Royalties from leasing mineral rights are most lucrative in the first several years, when the well is most productive, according to Ammar. Oil production — and, in turn, royalties — taper off in subsequent years, and wells are usually depleted after 20 years.

Elmnts’ first offering, a tokenised fund that owns the mineral rights to land where Chevron is operating, will feature yields “north of 20%,” Ammar said. Investors will be able to purchase “security tokens” that represent shares in that fund.

Security tokens and Atoms

Elmnts’ first product will be a permissioned, “grandpa- and grandma-friendly” platform where users can peruse different investment opportunities, according to Ammar.

Customers will be able to create an account with an email address and password — a rarity in the crypto economy, where they’re expected to connect to new platforms using preexisting crypto wallets.
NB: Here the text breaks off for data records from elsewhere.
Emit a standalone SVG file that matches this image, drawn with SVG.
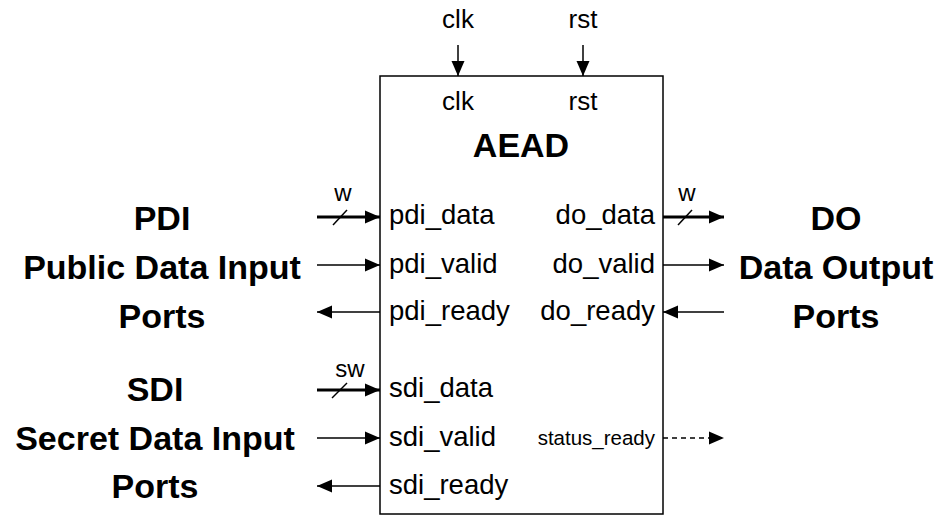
<svg xmlns="http://www.w3.org/2000/svg" width="940" height="516" viewBox="0 0 940 516">
<style>
.t{font-family:"Liberation Sans",Arial,sans-serif;fill:#000}
.port{font-size:27.5px}
.big{font-size:34px;font-weight:bold;text-anchor:middle}
.small{font-size:24px;text-anchor:middle}
.lbl{font-size:26px;text-anchor:middle}
.w{stroke:#000;stroke-width:1.5;fill:none}
.bus{stroke:#000;stroke-width:3;fill:none}
.dash{stroke:#000;stroke-width:1.5;fill:none;stroke-dasharray:5 4}
</style>
<defs>
<marker id="ah" markerUnits="userSpaceOnUse" markerWidth="16" markerHeight="16" viewBox="0 0 16 16" refX="15" refY="8" orient="auto">
<path d="M0,1.5 L15,8 L0,14.5 Z" fill="#000"/>
</marker>
</defs>
<rect width="940" height="516" fill="#fff"/>
<g id="aead">
<rect x="380" y="76" width="283" height="438" fill="#fff" stroke="#000" stroke-width="1.5"/>
<text class="t lbl" x="458" y="110">clk</text>
<text class="t lbl" x="583" y="110">rst</text>
<text class="t big" x="521" y="157">AEAD</text>
<text class="t port" x="389" y="224">pdi_data</text>
<text class="t port" x="389" y="273">pdi_valid</text>
<text class="t port" x="389" y="320">pdi_ready</text>
<text class="t port" x="389" y="397">sdi_data</text>
<text class="t port" x="389" y="446">sdi_valid</text>
<text class="t port" x="389" y="494">sdi_ready</text>
<text class="t port" x="655" y="224" text-anchor="end">do_data</text>
<text class="t port" x="655" y="273" text-anchor="end">do_valid</text>
<text class="t port" x="655" y="320" text-anchor="end">do_ready</text>
<text class="t" x="655" y="445" text-anchor="end" style="font-size:20.5px">status_ready</text>
</g>
<g id="pdi">
<text class="t big" x="162" y="230">PDI</text>
<text class="t big" x="162" y="279">Public Data Input</text>
<text class="t big" x="162" y="328">Ports</text>
</g>
<g id="sdi">
<text class="t big" x="155" y="401">SDI</text>
<text class="t big" x="155" y="450">Secret Data Input</text>
<text class="t big" x="155" y="498">Ports</text>
</g>
<g id="do">
<text class="t big" x="836" y="230">DO</text>
<text class="t big" x="836" y="279">Data Output</text>
<text class="t big" x="836" y="328">Ports</text>
</g>
<g id="clk">
<text class="t lbl" x="458" y="28">clk</text>
</g>
<g id="rst">
<text class="t lbl" x="583" y="28">rst</text>
</g>
<g id="connectors">
<line class="w" x1="458" y1="45" x2="458" y2="76" marker-end="url(#ah)"/>
<line class="w" x1="583" y1="45" x2="583" y2="76" marker-end="url(#ah)"/>
<line class="bus" x1="317" y1="217" x2="380" y2="217" marker-end="url(#ah)"/>
<line class="w" x1="333" y1="225" x2="347" y2="210"/>
<text class="t small" x="343" y="201">w</text>
<line class="w" x1="317" y1="265" x2="380" y2="265" marker-end="url(#ah)"/>
<line class="w" x1="380" y1="312" x2="317" y2="312" marker-end="url(#ah)"/>
<line class="bus" x1="317" y1="390" x2="380" y2="390" marker-end="url(#ah)"/>
<line class="w" x1="332" y1="398" x2="347" y2="383"/>
<text class="t small" x="350" y="377">sw</text>
<line class="w" x1="317" y1="438" x2="380" y2="438" marker-end="url(#ah)"/>
<line class="w" x1="380" y1="486" x2="317" y2="486" marker-end="url(#ah)"/>
<line class="bus" x1="663" y1="217" x2="724" y2="217" marker-end="url(#ah)"/>
<line class="w" x1="678" y1="225" x2="692" y2="210"/>
<text class="t small" x="687" y="201">w</text>
<line class="w" x1="663" y1="265" x2="724" y2="265" marker-end="url(#ah)"/>
<line class="w" x1="724" y1="312" x2="663" y2="312" marker-end="url(#ah)"/>
<line class="dash" x1="663" y1="438" x2="724" y2="438" marker-end="url(#ah)"/>
</g>
</svg>
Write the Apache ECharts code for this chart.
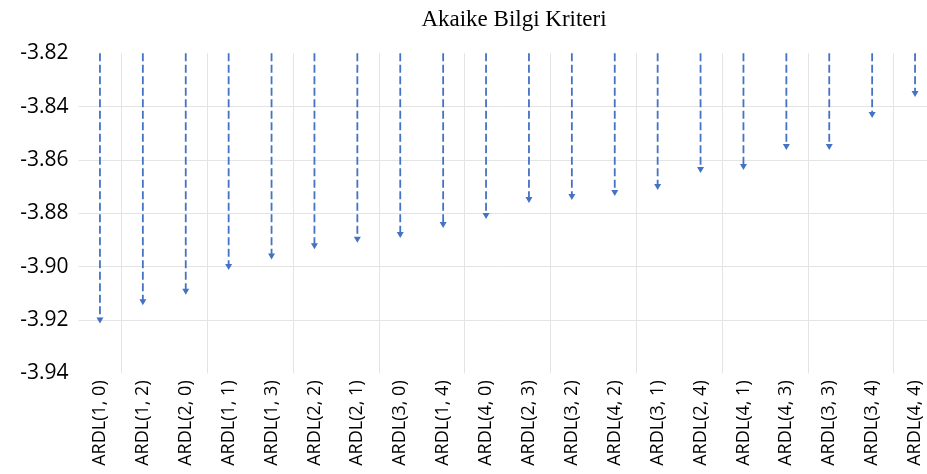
<!DOCTYPE html>
<html>
<head>
<meta charset="utf-8">
<script src="https://cdn.jsdelivr.net/npm/echarts@6/dist/echarts.min.js"></script>
<style>
html,body{margin:0;padding:0;background:#fff;}
#chart{width:927px;height:474px;}
</style>
</head>
<body>
<div id="chart"></div>
<script>
const titleText = 'Akaike Bilgi Kriteri';
const categories = ['ARDL(1, 0)','ARDL(1, 2)','ARDL(2, 0)','ARDL(1, 1)','ARDL(1, 3)','ARDL(2, 2)','ARDL(2, 1)','ARDL(3, 0)','ARDL(1, 4)','ARDL(4, 0)','ARDL(2, 3)','ARDL(3, 2)','ARDL(4, 2)','ARDL(3, 1)','ARDL(2, 4)','ARDL(4, 1)','ARDL(4, 3)','ARDL(3, 3)','ARDL(3, 4)','ARDL(4, 4)'];
const aicValues = [-3.9213,-3.9145,-3.9105,-3.9013,-3.8973,-3.8935,-3.8910,-3.8893,-3.8855,-3.8821,-3.8761,-3.8750,-3.8735,-3.8713,-3.8649,-3.8638,-3.8563,-3.8563,-3.8443,-3.8364];
const baseValue = -3.82;
const yMin = -3.94, yMax = -3.82, yStep = 0.02;

const chart = echarts.init(document.getElementById('chart'));
const lineColor = '#4472C4';
chart.setOption({
  animation: false,
  backgroundColor: '#fff',
  title: {
    text: titleText,
    left: 509, top: 3, textAlign: 'center',
    textStyle: {fontFamily: 'Liberation Serif', fontSize: 23, fontWeight: 'normal', color: '#000'}
  },
  grid: {left: 78.5, right: -9.5, top: 53.3, bottom: 100.7, outerBoundsMode: 'none'},
  xAxis: {
    type: 'category', data: categories, boundaryGap: true,
    axisLine: {show: false}, axisTick: {show: false},
    axisLabel: {rotate: 90, margin: 7, fontFamily: 'Open Sans', fontSize: 18, color: '#000', interval: 0},
    splitLine: {show: true, interval: function(i){ return i % 2 === 1; }, lineStyle: {color: '#e4e4e4', width: 1}}
  },
  yAxis: {
    type: 'value', min: yMin, max: yMax, interval: yStep,
    axisLine: {show: false}, axisTick: {show: false},
    axisLabel: {margin: 10, fontFamily: 'Open Sans', fontSize: 21, color: '#000', formatter: v => v.toFixed(2)},
    splitLine: {show: true, showMinLine: false, showMaxLine: false, lineStyle: {color: '#e4e4e4', width: 1}}
  },
  series: [{
    type: 'custom',
    silent: true,
    data: aicValues.map((v, i) => [i, v]),
    renderItem: function(params, api) {
      const i = api.value(0);
      const top = api.coord([i, baseValue]);
      const end = api.coord([i, api.value(1)]);
      const ah = 6, aw = 3.5;
      return {
        type: 'group',
        children: [
          {type: 'line', shape: {x1: top[0], y1: top[1], x2: end[0], y2: end[1] - ah + 1},
           style: {stroke: lineColor, lineWidth: 1.8, lineDash: [8, 3.5]}},
          {type: 'polygon', shape: {points: [[end[0] - aw, end[1] - ah], [end[0] + aw, end[1] - ah], [end[0], end[1]]]},
           style: {fill: lineColor}}
        ]
      };
    }
  }]
});
</script>
</body>
</html>
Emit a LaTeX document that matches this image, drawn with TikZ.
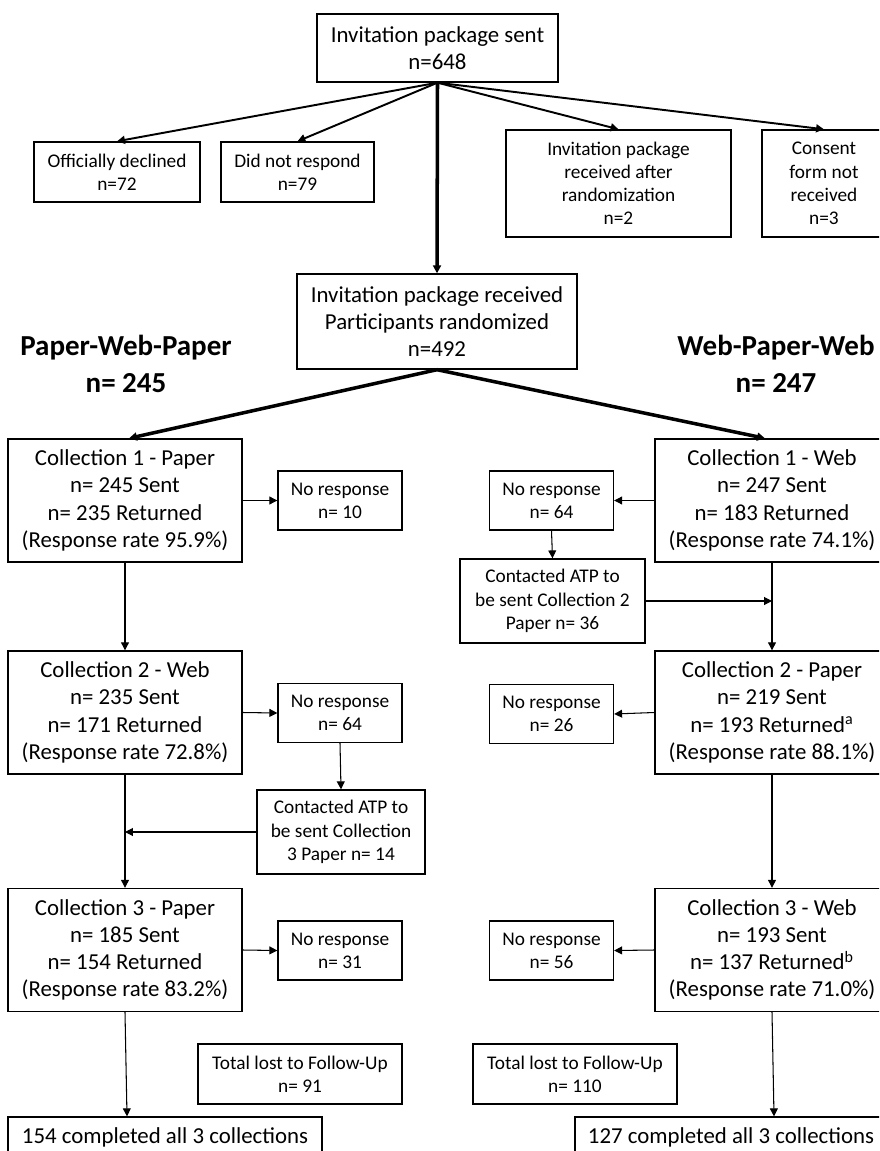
\documentclass[tikz,border=0pt]{standalone}
\usepackage{fontspec}
\setmainfont{Carlito}
\usetikzlibrary{arrows.meta}

\tikzset{
  box/.style={draw, line width=0.8pt, align=center, inner sep=0pt, font=\fontsize{13}{15.5}\selectfont},
  smallbox/.style={draw, line width=0.8pt, align=center, inner sep=0pt, font=\fontsize{11}{13.2}\selectfont},
  collbox/.style={box, minimum width=4.68cm, minimum height=2.46cm},
  nrbox/.style={smallbox, minimum width=2.48cm, minimum height=1.18cm},
  heading/.style={align=center, font=\bfseries\fontsize{16.5}{21}\selectfont},
  link/.style={->, line width=0.6pt},
  fan/.style={->, line width=1.1pt},
  trunk/.style={->, line width=2pt},
}

\begin{document}
\begin{tikzpicture}[x=0.02cm, y=-0.02cm, >={Triangle[length=4.5pt,width=4.5pt]}]
\clip (0,0) rectangle (879,1151);
\fill[white] (0,0) rectangle (879,1151);

% Enrolment
\node[box, minimum width=4.82cm, minimum height=1.36cm] (sent) at (437.5,48) {Invitation package sent\\n=648};
\node[smallbox, minimum width=3.32cm, minimum height=1.2cm] (declined) at (117,172) {Officially declined\\n=72};
\node[smallbox, minimum width=3.06cm, minimum height=1.2cm] (norespond) at (297.5,172) {Did not respond\\n=79};
\node[smallbox, minimum width=4.5cm, minimum height=2.14cm] (late) at (618.5,183.5) {Invitation package\\received after\\randomization\\n=2};
\node[smallbox, minimum width=2.48cm, minimum height=2.14cm] (consent) at (824,183.5) {Consent\\form not\\received\\n=3};
\node[box, minimum width=5.6cm, minimum height=1.9cm] (rand) at (437,321.5) {Invitation package received\\Participants randomized\\n=492};

% Arm headings
\node[heading] (armA) at (126,363.5) {Paper-Web-Paper\\n= 245};
\node[heading] (armB) at (776,363.5) {Web-Paper-Web\\n= 247};

% Paper-Web-Paper arm
\node[collbox] (c1p) at (125,500.5) {Collection 1 - Paper\\n= 245 Sent\\n= 235 Returned\\(Response rate 95.9\%)};
\node[nrbox] (nr10) at (340,500.5) {No response\\n= 10};
\node[collbox] (c2w) at (125,712.5) {Collection 2 - Web\\n= 235 Sent\\n= 171 Returned\\(Response rate 72.8\%)};
\node[nrbox] (nr64l) at (340,713) {No response\\n= 64};
\node[smallbox, minimum width=3.36cm, minimum height=1.68cm] (atpl) at (341,832) {Contacted ATP to\\be sent Collection\\3 Paper n= 14};
\node[collbox] (c3p) at (125,950) {Collection 3 - Paper\\n= 185 Sent\\n= 154 Returned\\(Response rate 83.2\%)};
\node[nrbox] (nr31) at (340,950.5) {No response\\n= 31};
\node[smallbox, minimum width=4.08cm, minimum height=1.2cm] (lost91) at (300,1074) {Total lost to Follow-Up\\n= 91};
\node[box, minimum width=6.28cm, minimum height=0.8cm] (done154) at (165,1137) {154 completed all 3 collections};

% Web-Paper-Web arm
\node[collbox] (c1w) at (772,500.5) {Collection 1 - Web\\n= 247 Sent\\n= 183 Returned\\(Response rate 74.1\%)};
\node[nrbox] (nr64r) at (551.5,500.5) {No response\\n= 64};
\node[smallbox, minimum width=3.7cm, minimum height=1.68cm] (atpr) at (552.5,601) {Contacted ATP to\\be sent Collection 2\\Paper n= 36};
\node[collbox] (c2p) at (772,712.5) {Collection 2 - Paper\\n= 219 Sent\\n= 193 Returned\textsuperscript{a}\\(Response rate 88.1\%)};
\node[nrbox] (nr26) at (551.5,714) {No response\\n= 26};
\node[collbox] (c3w) at (772,950) {Collection 3 - Web\\n= 193 Sent\\n= 137 Returned\textsuperscript{b}\\(Response rate 71.0\%)};
\node[nrbox] (nr56) at (551.5,950.5) {No response\\n= 56};
\node[smallbox, minimum width=4.08cm, minimum height=1.2cm] (lost110) at (575,1074) {Total lost to Follow-Up\\n= 110};
\node[box, minimum width=6.24cm, minimum height=0.8cm] (done127) at (731,1137) {127 completed all 3 collections};

% Exclusions
\draw[fan] (sent.south) -- (declined.north);
\draw[fan] (sent.south) -- (norespond.north);
\draw[fan] (sent.south) -- (late.north);
\draw[fan] (sent.south) -- (consent.north);
\draw[trunk] (sent.south) -- (rand.north);

% Randomization
\draw[trunk] (rand.south) -- ([xshift=0.08cm]c1p.north);
\draw[trunk] (rand.south) -- ([xshift=-0.14cm]c1w.north);

% Left arm flow
\draw[link] (c1p.east) -- (nr10.west);
\draw[link] (c1p.south) -- (c2w.north);
\draw[link] (c2w.east) -- (nr64l.west);
\draw[link] (nr64l.south) -- (atpl.north);
\coordinate (joinl) at (atpl.west -| c2w.south);
\draw[link] (atpl.west) -- (joinl);
\draw[link] (c2w.south) -- (c3p.north);
\draw[link] (c3p.east) -- (nr31.west);
\coordinate (endl) at (c3p.south |- done154.north);
\draw[link] (c3p.south) -- ([xshift=0.04cm]endl);

% Right arm flow
\draw[link] (c1w.west) -- (nr64r.east);
\draw[link] (nr64r.south) -- (atpr.north);
\coordinate (joinr) at (atpr.east -| c1w.south);
\draw[link] (atpr.east) -- (joinr);
\draw[link] (c1w.south) -- (c2p.north);
\draw[link] (c2p.west) -- (nr26.east);
\draw[link] (c2p.south) -- (c3w.north);
\draw[link] (c3w.west) -- (nr56.east);
\coordinate (endr) at (c3w.south |- done127.north);
\draw[link] (c3w.south) -- ([xshift=0.04cm]endr);
\end{tikzpicture}
\end{document}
Elmnts will create an “embedded wallet” during signup, and users will be able to invest using the USDC stablecoin or ACH, with Coinflow converting users’ cash to USDC for onchain settlement.

The tokenised oil and gas rights will be securities exempt from registration under the Securities and Exchange Commission’s Rule 506 (c), which allows for the sale of unregistered securities as long as the buyers are accredited investors and the company in question takes reasonable steps to verify their accreditation.

“We’re leveraging Solana’s token extensions to ensure compliance and program those guardrails from within,” Ammar said.

Elmnts will charge a management fee of 0.69%, Ammar said. And, as the sponsor of its tokenised funds, the company will earn 6.25% “in the form of equity on the front-end” rather than a cash commission fee.

The second product will be a lending protocol called Atoms, where Elmnts’ security tokens can be used as collateral for crypto loans.

Ammar thinks it will be popular with borrowers.

“I have a promissory token that’s earning me 15%, I didn’t have to go through any KYC, any AML … I’m from anywhere in the world, minus North Korea and the sanctioned countries that we will have to geo-block,” he said, referring to know-your-customer and anti-money-laundering requirements.

Elmnts said it will make beta software widely available “in the coming weeks.”